L’aveuglement des élites

Une rupture avec les modes de production actuels est indispensable.

Dominique Plihon  • 15 janvier 2015 abonné·es

Les « élites » qui dirigent la planète nous entraînent vers l’approfondissement de la crise dans toutes ses dimensions – économiques, sociales, écologiques. À la conférence climatique de Lima, qui s’est tenue en décembre 2014, les gouvernements se sont de nouveau contentés d’une déclaration d’intentions. Ils continuent de refuser toute mesure contraignante pour réduire les émissions de CO2. En Europe, la Commission réduit a minima les réformes dans son agenda, sous prétexte de le simplifier. Elle se borne à proposer un plan de relance des investissements, insuffisant et inadapté. En France, le tandem Hollande-Valls poursuit sa politique de transfert de richesses des classes moyennes vers les entreprises, dans le cadre du mal nommé « pacte de responsabilité », ce qui aggravera la récession et le chômage de masse.

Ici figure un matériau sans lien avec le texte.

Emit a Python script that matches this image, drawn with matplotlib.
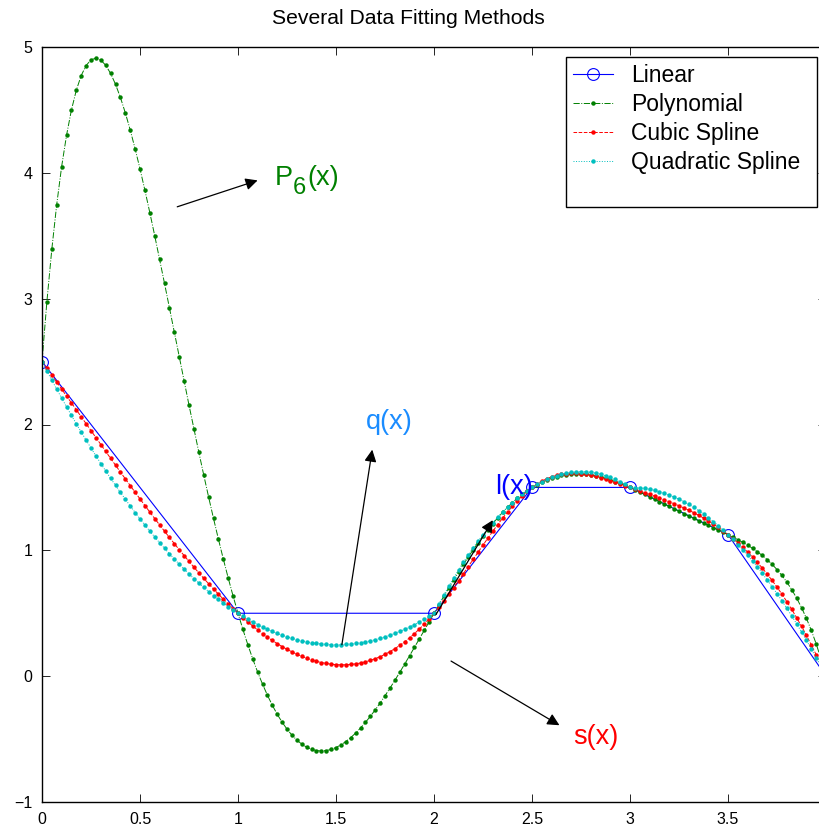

Tout se passe comme si les gouvernants faisaient preuve d’« aveuglement au désastre ». Ce concept est utilisé par les économistes pour caractériser les acteurs de la finance, incapables de voir que leur comportement grégaire et court-termiste conduit à la crise, comme ce fut le cas dans les années 2000. Cette pathologie bien connue a deux sources : l’amnésie et la myopie. Ceux qui nous gouvernent ont oublié les leçons du passé, y compris récent. Ainsi, les dirigeants de la zone euro ne veulent pas voir que celle-ci est aujourd’hui menacée par la déflation, processus cumulatif de baisse des prix et de l’activité. Ils ignorent l’expérience du Japon, qui vient de subir deux décennies d’une déflation socialement dévastatrice dont il peine à sortir, et ce malgré la politique de choc du Premier ministre Shinzo Abe. Résultat de cette mémoire courte : dans la zone euro, la priorité continue d’être donnée au rééquilibrage des finances publiques, avec ses effets dépressifs, alors que la sortie de la déflation impliquerait un changement de cap radical. Même le très orthodoxe FMI tire le signal d’alarme en prévenant que les politiques actuelles aggravent la crise de la zone euro ! Cette amnésie des dirigeants européens pourrait conduire à une déflation à la japonaise, et à l’implosion de la zone euro [^2].

Par ailleurs, la myopie des « élites » est également criante dans le domaine écologique. La planète est à un moment critique de son histoire. En effet, si des politiques ambitieuses sont décidées rapidement, il est encore possible de limiter la hausse des températures à 2 °C d’ici à 2100, seuil au-delà duquel les catastrophes écologiques se multiplieront, avec un coût considérable pour les générations futures. Or, il y a une contradiction entre l’horizon long des évolutions climatiques et l’urgence des décisions à prendre. L’horizon des gouvernants est borné par les échéances électorales (il y aura cinq élections en Europe en 2015) et par la pression des lobbies, à la solde de firmes transnationales animées par un objectif de rendement financier à court terme.

Cet aveuglement des élites est endogène au fonctionnement du capitalisme, qui obéit à une logique d’accumulation sans limites du capital, et entraîne une surexploitation du travail et des ressources naturelles. Sortir de cette pathologie implique une rupture avec les modes de production et de vie actuels, que seules des mobilisations sociales et politiques fortes permettront d’imposer.

[^2]: L’économie mondiale en 2030. Ruptures et continuités, J. Mazier, P. Petit et D. Plihon, éd. Economica, 2013.